II. Errors Alleged to Justify a New Trial Under Section 657
We now address the alleged “irregularities” in the proceedings and errors of law committed by the court, of which Bharadwaj complained in her motion for a new trial pursuant to section 657.  (Estate of Friedman (1918) 178 Cal. 27, 39 [“On a motion for a new trial, upon the ground of irregularities in the proceedings of the court, we are dealing with those irregularities, and it is immaterial whether they result from bias and prejudice or not.”];  Develop–Amatic Engineering v. Republic Mortgage Co. (1970) 12 Cal.App.3d 143, 150.)
A. Court's Error in Refusing to Consider Motion for a New Trial
After Bharadwaj filed a “motion for a new trial and/or in the alternative for reconsideration,” the court issued a minute order stating that “the court will be treating [the] motion as a motion for reconsideration as the hearing on 1/22/10 was not a trial.”   Later, the court considered the motion only as a motion for reconsideration and then denied it, finding that the motion was defective in failing to comply with the specific requirements for a motion for reconsideration, and further did not state any new facts, circumstances, or law.
Bharadwaj contends, and Mears concedes, that the trial court erred in refusing to consider her motion a motion for a new trial based on the rationale that the evidentiary hearing pursuant to section 527.6 was not a trial.   We agree that the trial court wrongly concluded that a motion for a new trial may not be taken from a section 527.6 hearing.  Section 527.6 sets forth a procedure “for what is in effect a highly expedited lawsuit on the issue of harassment” (Schraer v. Berkeley Property Owners' Assn. (1989) 207 Cal.App.3d 719, 732 (Schraer )), and “[t]he role of the court in a section 527.6 hearing does not differ from its role in other trial settings where the court is the trier of fact.”  (Ensworth v.
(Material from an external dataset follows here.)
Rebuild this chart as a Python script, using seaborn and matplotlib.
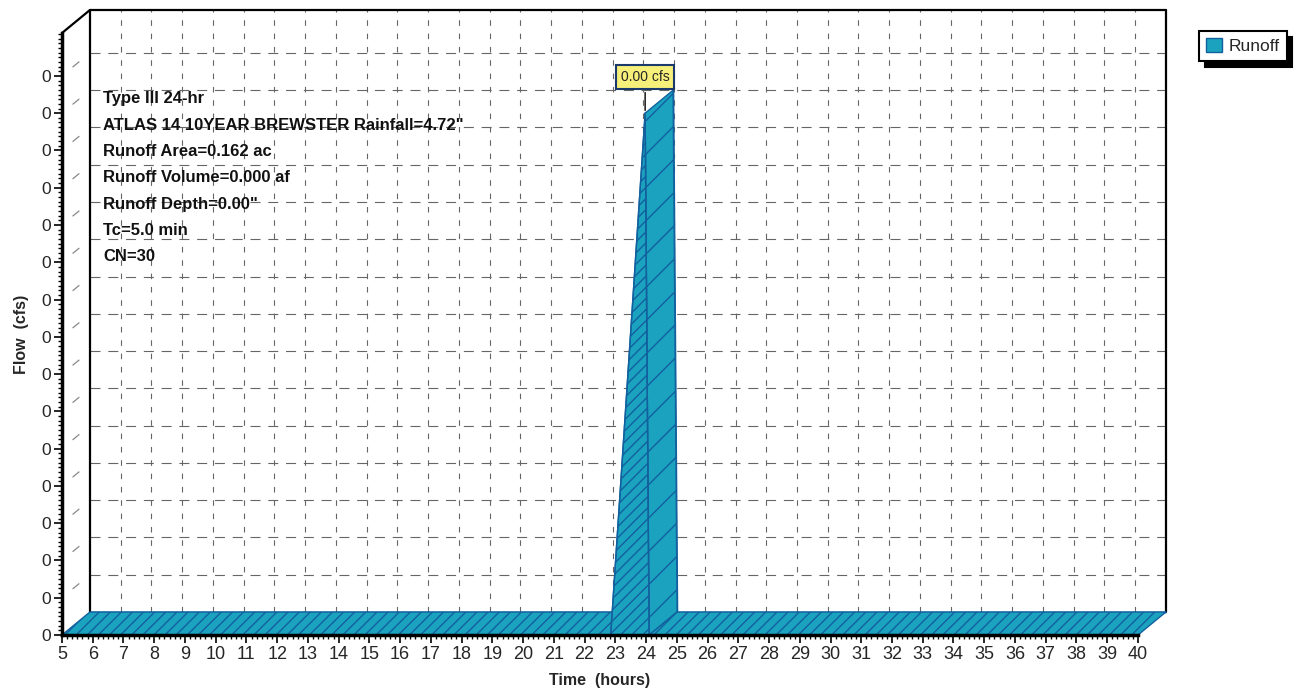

Mullvain (1990) 224 Cal.App.3d 1105, 1110.)   Accordingly, a party to a section 527.6 hearing may move for a new trial, and the court should have construed Bharadwaj's motion as such.
We now turn to the question whether the motion for a new trial should have been granted, examining the entire record and making an independent assessment of whether there were grounds for granting the motion.  (ABF Capital Corp. v. Berglass (2005) 130 Cal.App.4th 825, 832.)   Bharadwaj argued that a new trial was warranted due to “[i]rregularity in the proceedings of the court ․ by which either party was prevented from having a fair trial.” (§ 657, subd. (1).)  Bharadwaj alleged numerous acts of judicial misconduct that prevented Bharadwaj from fairly presenting her case, including the court's prejudging of the case;  its “assumption of the role of de facto counsel for [Mears],” including by aggressively cross-examining Bharadwaj and repeatedly expressing skepticism of her testimony;  its constant interruptions of counsel preventing him from eliciting testimony from Bharadwaj and from effectively cross-examining Mears;  and the refusal to allow Bharadwaj to call several witnesses.   Bharadwaj further argued that a new trial should be granted based on the trial court's “error in law” in improperly excluding evidence of events prior to 2009 to show a “course of conduct” justifying a permanent injunction under section 527.6. (§ 657, subd. (7);  § 527.6, subd. (b)(3).)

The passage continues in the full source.